WORK TO BE COMPLETED: Output every line exactly as written. Leave out pictures.

===

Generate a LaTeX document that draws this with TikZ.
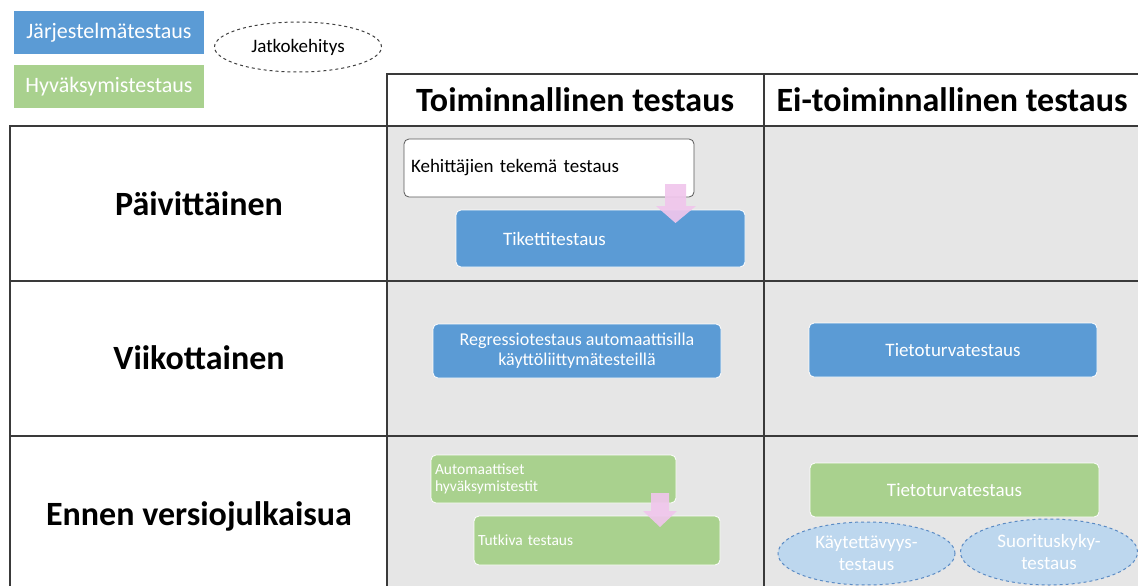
\documentclass[tikz,border=0pt]{standalone}
\usepackage{fontspec}
\setmainfont{Carlito}
\usetikzlibrary{shapes.geometric}
\definecolor{jblue}{HTML}{5B9BD5}
\definecolor{hgreen}{HTML}{A9D18E}
\definecolor{cellgrey}{HTML}{E6E6E6}
\definecolor{gridline}{HTML}{3A3A3A}
\definecolor{pinkarrow}{HTML}{F0C6EC}
\definecolor{lightblue}{HTML}{BDD7EE}
\definecolor{dashblue}{HTML}{5B8BC4}
\tikzset{
  grid/.style={draw=gridline, line width=1.3pt},
  legendbox/.style={rectangle, minimum width=190pt, minimum height=43pt, text=white, font=\fontsize{22}{24}\selectfont, inner sep=0pt},
  taskbox/.style={rectangle, rounded corners=5pt, draw=white, line width=0.8pt, text=white, inner sep=0pt},
  headtext/.style={font=\bfseries\fontsize{34}{38}\selectfont},
  rowtext/.style={font=\bfseries\fontsize{34}{38}\selectfont},
  dashell/.style={ellipse, dashed, line width=1pt, inner sep=0pt},
  pinkarr/.style={fill=pinkarrow, fill opacity=0.92}
}
\begin{document}
\begin{tikzpicture}[x=1pt, y=-1pt]
\useasboundingbox (0,0) rectangle (1138,586);
% grey cells
\fill[cellgrey] (387,126) rectangle (1138,586);
% grid
\draw[grid] (387,586) -- (387,74) -- (1138,74);
\draw[grid] (764,74) -- (764,586);
\draw[grid] (10,586) -- (10,126) -- (1138,126);
\draw[grid] (10,281) -- (1138,281);
\draw[grid] (10,436) -- (1138,436);

% legend
\node[legendbox, fill=jblue] (legj) at (109,33) {Järjestelmätestaus};
\node[legendbox, fill=hgreen] (legh) at (109,86.5) {Hyväksymistestaus};
\node[dashell, draw=black!75, minimum width=167pt, minimum height=50pt, font=\fontsize{19}{21}\selectfont] (jatko) at (298,47) {Jatkokehitys};

% headers
\node[headtext] (hfun) at (575,100) {Toiminnallinen testaus};
\node[headtext] (hnon) at (952,100) {Ei-toiminnallinen testaus};

% row labels
\node[rowtext] (r1) at (199,204) {Päivittäinen};
\node[rowtext] (r2) at (199,358) {Viikottainen};
\node[rowtext] (r3) at (199,516) {Ennen versiojulkaisua};

% daily
\node[taskbox, fill=white, draw=black!65, minimum width=290pt, minimum height=58pt, text=black, font=\fontsize{19}{22}\selectfont, text width=276pt, align=left] (kehit) at (549,168) {Kehittäjien tekemä testaus};
\node[taskbox, fill=jblue, minimum width=289pt, minimum height=57pt, font=\fontsize{19}{22}\selectfont] (tiket) at (600.5,238.5) {\makebox[289pt][l]{\hspace{47pt}Tikettitestaus}};
\fill[pinkarr] (665,184) -- (686,184) -- (686,206) -- (696,206) -- (675.5,223) -- (656,206) -- (665,206) -- cycle;

% weekly
\node[taskbox, fill=jblue, minimum width=288pt, minimum height=54pt, align=center, font=\fontsize{18}{20}\selectfont] (regr) at (577,351) {Regressiotestaus automaattisilla\\käyttöliittymätesteillä};
\node[taskbox, fill=jblue, minimum width=288pt, minimum height=54pt, font=\fontsize{19}{21}\selectfont] (tieto1) at (953,350) {Tietoturvatestaus};

% release
\node[taskbox, fill=hgreen, minimum width=245pt, minimum height=48pt, text width=237pt, align=left, font=\fontsize{15.5}{17.5}\selectfont] (auto) at (553.5,479) {Automaattiset\\hyväksymistestit};
\node[taskbox, fill=hgreen, minimum width=246pt, minimum height=49pt, text width=238pt, align=left, font=\fontsize{15.5}{18}\selectfont] (tutk) at (597,540.5) {Tutkiva testaus};
\fill[pinkarr] (651,493) -- (669,493) -- (669,511) -- (677,511) -- (660,527) -- (643,511) -- (651,511) -- cycle;
\node[taskbox, fill=hgreen, minimum width=289pt, minimum height=54pt, font=\fontsize{19}{21}\selectfont] (tieto2) at (954.5,490) {Tietoturvatestaus};
\node[dashell, draw=dashblue, fill=lightblue, minimum width=177pt, minimum height=63pt, text=white, align=center, font=\fontsize{19}{22}\selectfont] (kayt) at (866.5,553.5) {Käytettävyys-\\testaus};
\node[dashell, draw=dashblue, fill=lightblue, minimum width=177pt, minimum height=66pt, text=white, align=center, font=\fontsize{19}{22}\selectfont] (suor) at (1049,552) {Suorituskyky-\\testaus};
\end{tikzpicture}
\end{document}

===

CORRECT RESPONSE:
Generate a LaTeX document that draws this with TikZ.
\documentclass[tikz,border=0pt]{standalone}
\usepackage{fontspec}
\setmainfont{Carlito}
\usetikzlibrary{shapes.geometric}
\definecolor{jblue}{HTML}{5B9BD5}
\definecolor{hgreen}{HTML}{A9D18E}
\definecolor{cellgrey}{HTML}{E6E6E6}
\definecolor{gridline}{HTML}{3A3A3A}
\definecolor{pinkarrow}{HTML}{F0C6EC}
\definecolor{lightblue}{HTML}{BDD7EE}
\definecolor{dashblue}{HTML}{5B8BC4}
\tikzset{
  grid/.style={draw=gridline, line width=1.3pt},
  legendbox/.style={rectangle, minimum width=190pt, minimum height=43pt, text=white, font=\fontsize{22}{24}\selectfont, inner sep=0pt},
  taskbox/.style={rectangle, rounded corners=5pt, draw=white, line width=0.8pt, text=white, inner sep=0pt},
  headtext/.style={font=\bfseries\fontsize{34}{38}\selectfont},
  rowtext/.style={font=\bfseries\fontsize{34}{38}\selectfont},
  dashell/.style={ellipse, dashed, line width=1pt, inner sep=0pt},
  pinkarr/.style={fill=pinkarrow, fill opacity=0.92}
}
\begin{document}
\begin{tikzpicture}[x=1pt, y=-1pt]
\useasboundingbox (0,0) rectangle (1138,586);
% grey cells
\fill[cellgrey] (387,126) rectangle (1138,586);
% grid
\draw[grid] (387,586) -- (387,74) -- (1138,74);
\draw[grid] (764,74) -- (764,586);
\draw[grid] (10,586) -- (10,126) -- (1138,126);
\draw[grid] (10,281) -- (1138,281);
\draw[grid] (10,436) -- (1138,436);

% legend
\node[legendbox, fill=jblue] (legj) at (109,33) {Järjestelmätestaus};
\node[legendbox, fill=hgreen] (legh) at (109,86.5) {Hyväksymistestaus};
\node[dashell, draw=black!75, minimum width=167pt, minimum height=50pt, font=\fontsize{19}{21}\selectfont] (jatko) at (298,47) {Jatkokehitys};

% headers
\node[headtext] (hfun) at (575,100) {Toiminnallinen testaus};
\node[headtext] (hnon) at (952,100) {Ei-toiminnallinen testaus};

% row labels
\node[rowtext] (r1) at (199,204) {Päivittäinen};
\node[rowtext] (r2) at (199,358) {Viikottainen};
\node[rowtext] (r3) at (199,516) {Ennen versiojulkaisua};

% daily
\node[taskbox, fill=white, draw=black!65, minimum width=290pt, minimum height=58pt, text=black, font=\fontsize{19}{22}\selectfont, text width=276pt, align=left] (kehit) at (549,168) {Kehittäjien tekemä testaus};
\node[taskbox, fill=jblue, minimum width=289pt, minimum height=57pt, font=\fontsize{19}{22}\selectfont] (tiket) at (600.5,238.5) {\makebox[289pt][l]{\hspace{47pt}Tikettitestaus}};
\fill[pinkarr] (665,184) -- (686,184) -- (686,206) -- (696,206) -- (675.5,223) -- (656,206) -- (665,206) -- cycle;

% weekly
\node[taskbox, fill=jblue, minimum width=288pt, minimum height=54pt, align=center, font=\fontsize{18}{20}\selectfont] (regr) at (577,351) {Regressiotestaus automaattisilla\\käyttöliittymätesteillä};
\node[taskbox, fill=jblue, minimum width=288pt, minimum height=54pt, font=\fontsize{19}{21}\selectfont] (tieto1) at (953,350) {Tietoturvatestaus};

% release
\node[taskbox, fill=hgreen, minimum width=245pt, minimum height=48pt, text width=237pt, align=left, font=\fontsize{15.5}{17.5}\selectfont] (auto) at (553.5,479) {Automaattiset\\hyväksymistestit};
\node[taskbox, fill=hgreen, minimum width=246pt, minimum height=49pt, text width=238pt, align=left, font=\fontsize{15.5}{18}\selectfont] (tutk) at (597,540.5) {Tutkiva testaus};
\fill[pinkarr] (651,493) -- (669,493) -- (669,511) -- (677,511) -- (660,527) -- (643,511) -- (651,511) -- cycle;
\node[taskbox, fill=hgreen, minimum width=289pt, minimum height=54pt, font=\fontsize{19}{21}\selectfont] (tieto2) at (954.5,490) {Tietoturvatestaus};
\node[dashell, draw=dashblue, fill=lightblue, minimum width=177pt, minimum height=63pt, text=white, align=center, font=\fontsize{19}{22}\selectfont] (kayt) at (866.5,553.5) {Käytettävyys-\\testaus};
\node[dashell, draw=dashblue, fill=lightblue, minimum width=177pt, minimum height=66pt, text=white, align=center, font=\fontsize{19}{22}\selectfont] (suor) at (1049,552) {Suorituskyky-\\testaus};
\end{tikzpicture}
\end{document}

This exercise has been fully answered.